Duncan, a frequent critic of Trump’s, is not seeking reelection.

Asked if there’s anything Walker could have done to win his vote, Duncan said he and other Republicans across the country “just want real leadership.” Duncan said Walker should have pushed back on Donald Trump’s false claims of election fraud, and also denounced his recent dinner with white supremacist and Holocaust denier Nick Fuentes instead of staying silent about it.

“Those were ways to convince the suburbs that you were a serious player that didn’t want to be Donald Trump’s puppet,” Duncan told CNN’s John Berman.

Walker was endorsed by Trump in the Republican primary.

In a CNN op-ed last month, Duncan had previously advised Walker to appeal to the former president to stay out of the race, get help from Georgia Gov. Brian Kemp, and also have Florida Gov.

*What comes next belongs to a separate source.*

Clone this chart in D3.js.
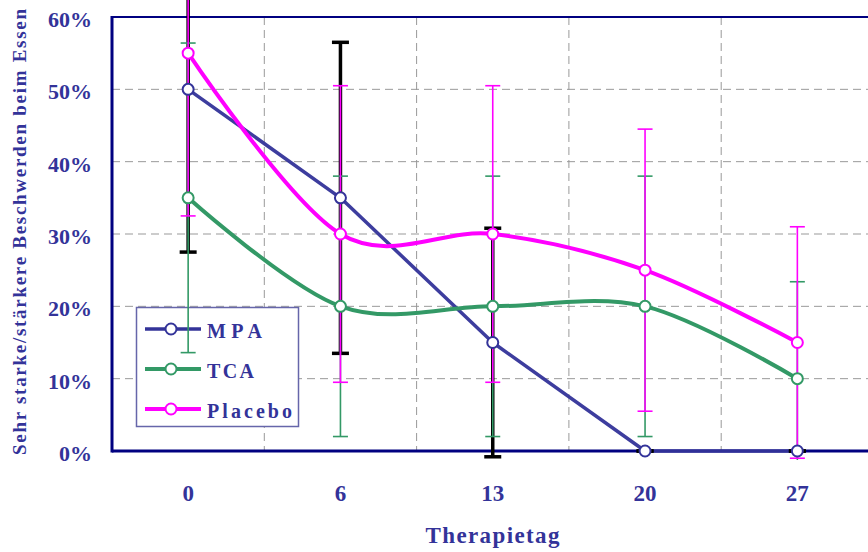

Ron DeSantis campaign for him in order to win on Dec. 6.

Trump has stayed out of the picture and has not even contributed a single dime to the candidate’s campaign in the final weeks of this election. Kemp, in contrast, has been a vocal supporter of Walker’s following his own election win last month. DeSantis so far has only contributed through fundraising appeals, according to Politico.

Duncan, who calls himself “a tried-and-true conservative,” has also criticized current President Joe Biden’s policies.

While the state has broken daily early voting records in this election, it is unlikely to surpass the turnout for the 2021 runoff races that helped Democrats win control of the Senate, according to The New York Times.

Tuesday’s runoff will determine who will fill that seat for the next six years.